The volar approach to the scaphoid utilizes the FCR as an anatomical landmark with incision extended 2 cm proximal to the scaphoid tubercle with the distal incision directed towards the base of the thumb. The FCR sheath is then opened as distally as possible and retracted ulnarly to protect the radial artery and retracted radially to expose the capsule. Capsulotomy is then performed through a longitudinal incision from the volar lip of the radius to the proximal tubercle of the trapezium to expose the scaphoid. The capsule and intracapsular ligaments are carefully divided and reflected off the scaphoid. The capsule needs to be preserved as it contains the radioscaphocapitate ligament, which needs to be repaired if possible at the end of the procedure. The bone graft can be harvested either from the distal radius or iliac crest.

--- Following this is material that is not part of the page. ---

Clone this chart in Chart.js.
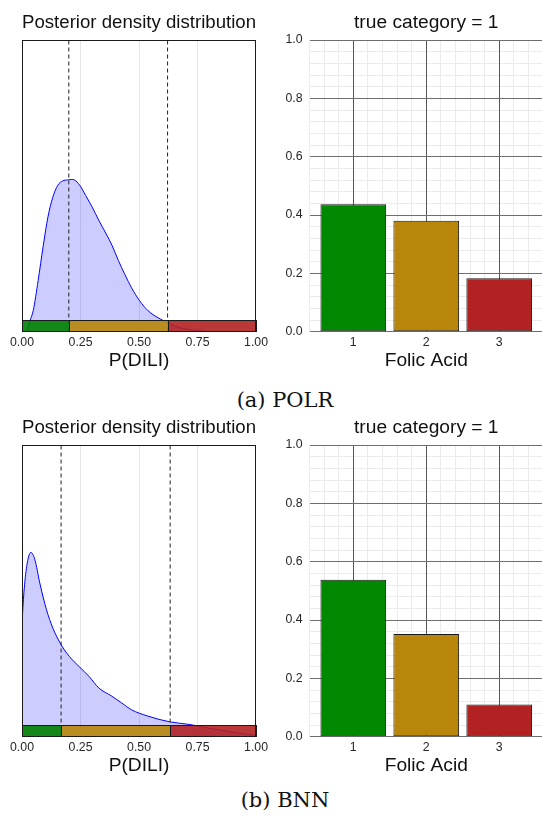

The dorsal approach is the preferred technique for proximal pole scaphoid fractures. The dorsal approach to the scaphoid utilizes Lister’s tubercle as an anatomical landmark with an incision over it and extended distally as desired. The structure at risk is the superficial radial nerve branch. The extensor retinaculum is identified and incised, taking care to protect the EPL. The EPL is then retracted radially to expose the capsule. Capsulotomy is then performed to expose the scaphoid.

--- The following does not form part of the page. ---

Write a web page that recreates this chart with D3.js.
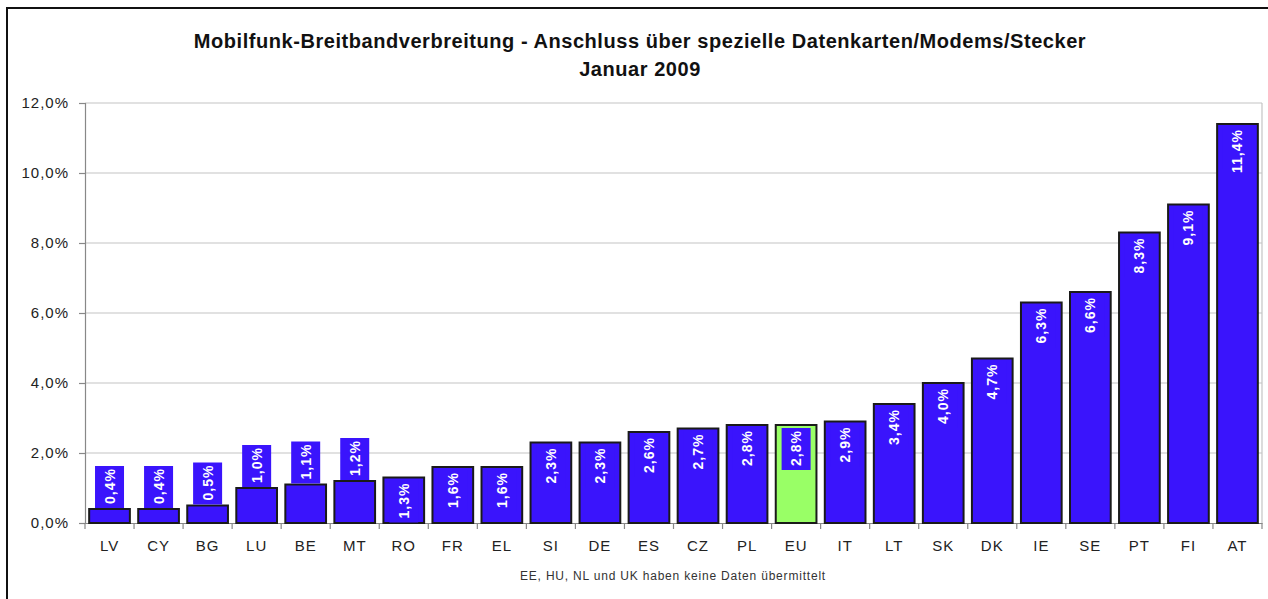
<!DOCTYPE html>
<html>
    <meta charset="utf-8">
    <head>
        <title>Mobilfunk-Breitbandverbreitung</title>
        <script src="https://d3js.org/d3.v7.min.js"></script>
        <style>
            body { margin: 0; background: #fff; }
            text { font-family: "Liberation Sans", Arial, sans-serif; }
        </style>
    </head>
    <body>
        <div id="my_dataviz"></div>
    </body>
</html>
<script>
    // data
    var countries = ["LV", "CY", "BG", "LU", "BE", "MT", "RO", "FR", "EL", "SI", "DE", "ES",
                     "CZ", "PL", "EU", "IT", "LT", "SK", "DK", "IE", "SE", "PT", "FI", "AT"];
    var values = [0.4, 0.4, 0.5, 1.0, 1.1, 1.2, 1.3, 1.6, 1.6, 2.3, 2.3, 2.6,
                  2.7, 2.8, 2.8, 2.9, 3.4, 4.0, 4.7, 6.3, 6.6, 8.3, 9.1, 11.4];
    var yTicks = [0, 2, 4, 6, 8, 10, 12];
    var highlight = ["EU"];

    var titleLines = ["Mobilfunk-Breitbandverbreitung - Anschluss über spezielle Datenkarten/Modems/Stecker",
                      "Januar 2009"];
    var footnote = "EE, HU, NL und UK haben keine Daten übermittelt";

    var records = countries.map(function(c, i) { return {name: c, value: values[i]}; });

    var W = 1268, H = 599;
    var margin = {top: 103, right: 6, bottom: 76, left: 85},
        width = W - margin.left - margin.right,
        height = H - margin.top - margin.bottom;

    var fmt = function(v) { return v.toFixed(1).replace(".", ",") + "%"; };

    var root = d3.select("#my_dataviz")
      .append("svg")
        .attr("width", W)
        .attr("height", H);

    // outer frame
    root.append("rect")
        .attr("x", 7).attr("y", 8)
        .attr("width", W + 10).attr("height", H + 10)
        .attr("fill", "none")
        .attr("stroke", "#111")
        .attr("stroke-width", 2);

    // title
    root.selectAll("text.title")
        .data(titleLines)
        .enter()
        .append("text")
            .attr("class", "title")
            .attr("x", 640)
            .attr("y", function(d, i) { return 48 + i * 28; })
            .attr("text-anchor", "middle")
            .attr("font-size", "20px")
            .attr("font-weight", "bold")
            .attr("letter-spacing", "0.55px")
            .attr("fill", "#111")
            .text(function(d) { return d; });

    var svg = root.append("g")
        .attr("transform", "translate(" + margin.left + "," + margin.top + ")");

    var x = d3.scaleBand()
        .range([0, width])
        .domain(countries)
        .paddingInner(0.17)
        .paddingOuter(0.085);

    var y = d3.scaleLinear()
        .domain([0, 12])
        .range([height, 0]);

    // gridlines
    svg.selectAll("line.grid")
        .data(yTicks.slice(1))
        .enter()
        .append("line")
            .attr("x1", 0).attr("x2", width)
            .attr("y1", function(d) { return y(d); })
            .attr("y2", function(d) { return y(d); })
            .attr("stroke", "#c4c4c4")
            .attr("stroke-width", 1.2);

    // right border of the plot area
    svg.append("line")
        .attr("x1", width).attr("x2", width)
        .attr("y1", 0).attr("y2", height)
        .attr("stroke", "#c4c4c4")
        .attr("stroke-width", 1.2);

    // Y axis
    var yAxis = svg.append("g")
        .call(d3.axisLeft(y)
            .tickValues(yTicks)
            .tickSize(6)
            .tickPadding(10)
            .tickFormat(fmt));
    yAxis.selectAll("text")
        .attr("font-size", "15px")
        .attr("letter-spacing", "1px")
        .attr("fill", "#222")
        .attr("font-family", null);
    yAxis.selectAll("line, path").attr("stroke", "#888").attr("stroke-width", 1.2);

    // X axis: tick marks at band edges
    var xAxis = svg.append("g")
        .attr("transform", "translate(0," + height + ")")
        .call(d3.axisBottom(x).tickSize(0).tickPadding(17));
    xAxis.select("path").attr("stroke", "#888").attr("stroke-width", 1.2);
    xAxis.selectAll("text")
        .attr("font-size", "15px")
        .attr("letter-spacing", "1px")
        .attr("fill", "#222")
        .attr("font-family", null);

    var step = x.step();
    svg.selectAll("line.xtick")
        .data(d3.range(countries.length + 1))
        .enter()
        .append("line")
            .attr("x1", function(i) { return i * step; })
            .attr("x2", function(i) { return i * step; })
            .attr("y1", height).attr("y2", height + 6)
            .attr("stroke", "#888")
            .attr("stroke-width", 1.2);

    // Bars
    svg.selectAll("rect.bar")
        .data(records)
        .enter()
        .append("rect")
            .attr("class", "bar")
            .attr("x", function(d) { return x(d.name); })
            .attr("width", x.bandwidth())
            .attr("y", function(d) { return y(d.value); })
            .attr("height", function(d) { return height - y(d.value); })
            .attr("fill", function(d) { return highlight.indexOf(d.name) >= 0 ? "#99ff66" : "#3a14fc"; })
            .attr("stroke", "#1a1a1a")
            .attr("stroke-width", 2);

    // value labels (blue box, pushed above the bar when the bar is too short)
    var boxH = 42, boxW = 29;
    var boxTop = function(d) {
        var top = y(d.value);
        return (height - top) < boxH + 1 ? top - boxH - 1 : top + 3;
    };

    var labels = svg.selectAll("g.label")
        .data(records)
        .enter()
        .append("g")
            .attr("class", "label");

    labels.append("rect")
        .attr("x", function(d) { return x(d.name) + x.bandwidth() / 2 - boxW / 2; })
        .attr("y", boxTop)
        .attr("width", boxW)
        .attr("height", boxH)
        .attr("fill", "#3a14fc");

    labels.append("text")
        .attr("transform", function(d) {
            return "translate(" + (x(d.name) + x.bandwidth() / 2 + 5) + "," + (boxTop(d) + 2) + ")rotate(-90)";
        })
        .attr("text-anchor", "end")
        .attr("font-size", "14px")
        .attr("font-weight", "bold")
        .attr("letter-spacing", "1px")
        .attr("fill", "#fff")
        .text(function(d) { return fmt(d.value); });

    // footnote
    root.append("text")
        .attr("x", 673)
        .attr("y", 580)
        .attr("text-anchor", "middle")
        .attr("font-size", "12px")
        .attr("letter-spacing", "0.8px")
        .attr("fill", "#333")
        .text(footnote);
</script>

EXAMINER: The patient has heard about percutaneous fixation techniques. What will you say to the patient?

CANDIDATE: Percutaneous fixation techniques are suitable for minimally displaced or undisplaced scaphoid fractures that allow earlier mobilization without adverse effects on healing. Haddad reported the results of 15 patients with minimally displaced or non-displaced scaphoid fractures treated percutaneously using a volar approach, traction and a cannulated screw [7]. The early rigid fixation of scaphoid fractures allows early mobilization, patients were allowed movement soon after operation. Union was achieved in all at a mean of 57 days. The range of movement after union was equal to that of the contralateral limb and grip strength was 98% of the contralateral side at 3 months. Patients were able to return to sedentary work within 4 days and manual work within 5 weeks. Results of the study showed percutaneous scaphoid fixation permitted a rapid functional recovery.

EXAMINER: What are the complications of percutaneous fixation techniques?

CANDIDATE: The complications of percutaneous fixation techniques can be divided according to the approach being used, either the volar or dorsal approach. The complications through the volar approach include damage to the FCR, radial artery and suboptimal position of screw placement (the trapezium tends to block the path of the guide wire). The complications of the dorsal approach include damage to the PIN, EPL and EDC. Possible complications for both approaches include guide wire breakage, prominence of the screw (through the subchondral bone), bleeding, infection and chronic regional pain syndrome.

EXAMINER: If the fracture fails to unite after a period of conservative management and goes into non-union, what are the other surgical options?

CANDIDATE: The surgical options for non-union depend on the blood supply to the proximal pole and the presence or absence of osteoarthritis. Magnetic resonance imaging (MRI) of the scaphoid may help in preoperative planning to determine the vascularity and avascular necrosis (AVN) of the scaphoid. Open reduction internal fixation with a headless compression screw using a corticocancellous bone graft can be used in the absence of AVN and higher success rates are seen in more distal fractures [8]. Where AVN is present, a vascularized bone graft can be considered. There are various options available for re-vascularizing the proximal pole, including a vascularized pedicled bone graft or potentially a vascularized periosteal patch onlay graft, although this technique has demonstrated disappointing union rates [9].